■ **Given task**: Copy out the lines of the records below, and only those lines, from the one with "Output the Python" through the one with "W, H = 433, 438", exactly as they appear.

■ **Records provided**:
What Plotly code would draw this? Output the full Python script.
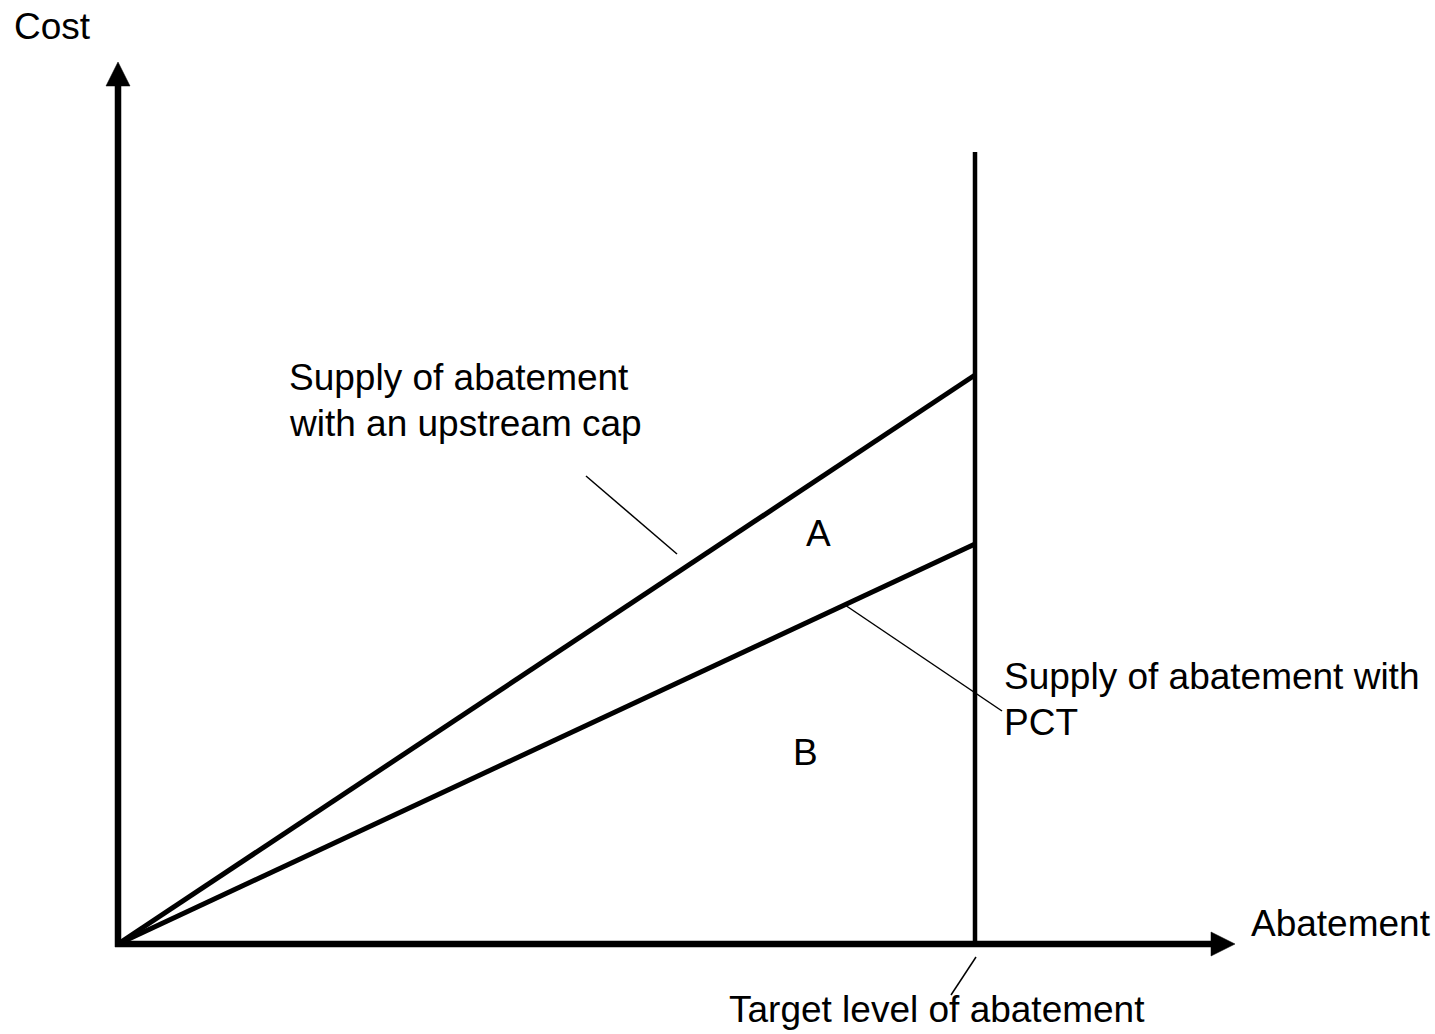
==
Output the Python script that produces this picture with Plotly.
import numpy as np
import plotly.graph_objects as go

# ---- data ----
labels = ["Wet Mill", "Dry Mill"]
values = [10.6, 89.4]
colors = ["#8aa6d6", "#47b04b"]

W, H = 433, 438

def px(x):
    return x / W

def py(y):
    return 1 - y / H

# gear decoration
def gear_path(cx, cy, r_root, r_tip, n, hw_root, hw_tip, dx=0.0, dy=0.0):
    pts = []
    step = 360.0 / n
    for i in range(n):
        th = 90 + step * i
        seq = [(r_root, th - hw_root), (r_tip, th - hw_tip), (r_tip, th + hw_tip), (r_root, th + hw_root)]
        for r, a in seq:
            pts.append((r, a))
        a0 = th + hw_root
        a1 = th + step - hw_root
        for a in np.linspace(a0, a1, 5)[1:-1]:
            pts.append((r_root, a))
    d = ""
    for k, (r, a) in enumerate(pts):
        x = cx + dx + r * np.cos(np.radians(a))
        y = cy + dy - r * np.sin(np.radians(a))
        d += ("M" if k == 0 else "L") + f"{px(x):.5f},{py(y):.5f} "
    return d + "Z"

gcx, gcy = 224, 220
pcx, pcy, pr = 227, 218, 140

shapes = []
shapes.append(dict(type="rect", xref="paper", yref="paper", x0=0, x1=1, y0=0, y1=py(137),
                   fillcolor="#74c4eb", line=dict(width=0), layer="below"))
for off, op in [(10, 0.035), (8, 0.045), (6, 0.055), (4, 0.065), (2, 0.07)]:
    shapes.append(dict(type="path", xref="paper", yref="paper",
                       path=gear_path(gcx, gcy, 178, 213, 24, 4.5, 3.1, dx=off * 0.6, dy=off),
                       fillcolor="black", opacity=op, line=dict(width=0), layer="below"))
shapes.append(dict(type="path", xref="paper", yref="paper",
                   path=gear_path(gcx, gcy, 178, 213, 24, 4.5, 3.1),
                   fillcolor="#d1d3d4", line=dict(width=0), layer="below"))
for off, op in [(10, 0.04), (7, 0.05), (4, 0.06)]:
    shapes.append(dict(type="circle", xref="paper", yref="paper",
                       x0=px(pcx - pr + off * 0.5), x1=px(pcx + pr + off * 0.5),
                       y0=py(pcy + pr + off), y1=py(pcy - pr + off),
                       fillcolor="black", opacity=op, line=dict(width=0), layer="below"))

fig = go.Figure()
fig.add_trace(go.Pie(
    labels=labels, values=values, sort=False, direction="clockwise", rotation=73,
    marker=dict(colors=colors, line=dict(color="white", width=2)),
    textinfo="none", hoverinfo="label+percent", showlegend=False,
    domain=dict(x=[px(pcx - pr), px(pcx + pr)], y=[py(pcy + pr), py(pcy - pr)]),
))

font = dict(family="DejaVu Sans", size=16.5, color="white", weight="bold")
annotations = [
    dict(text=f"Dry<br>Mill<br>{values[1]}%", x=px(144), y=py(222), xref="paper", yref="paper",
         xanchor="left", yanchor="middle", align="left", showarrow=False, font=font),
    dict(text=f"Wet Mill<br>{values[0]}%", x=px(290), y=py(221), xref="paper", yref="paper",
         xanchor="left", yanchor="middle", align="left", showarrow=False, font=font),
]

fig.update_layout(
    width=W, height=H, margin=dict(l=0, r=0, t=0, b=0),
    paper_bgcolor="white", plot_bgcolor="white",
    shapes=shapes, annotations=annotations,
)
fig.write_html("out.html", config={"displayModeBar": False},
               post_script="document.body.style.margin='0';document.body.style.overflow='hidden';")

■ **Written answer**:
Output the Python script that produces this picture with Plotly.
import numpy as np
import plotly.graph_objects as go

# ---- data ----
labels = ["Wet Mill", "Dry Mill"]
values = [10.6, 89.4]
colors = ["#8aa6d6", "#47b04b"]

W, H = 433, 438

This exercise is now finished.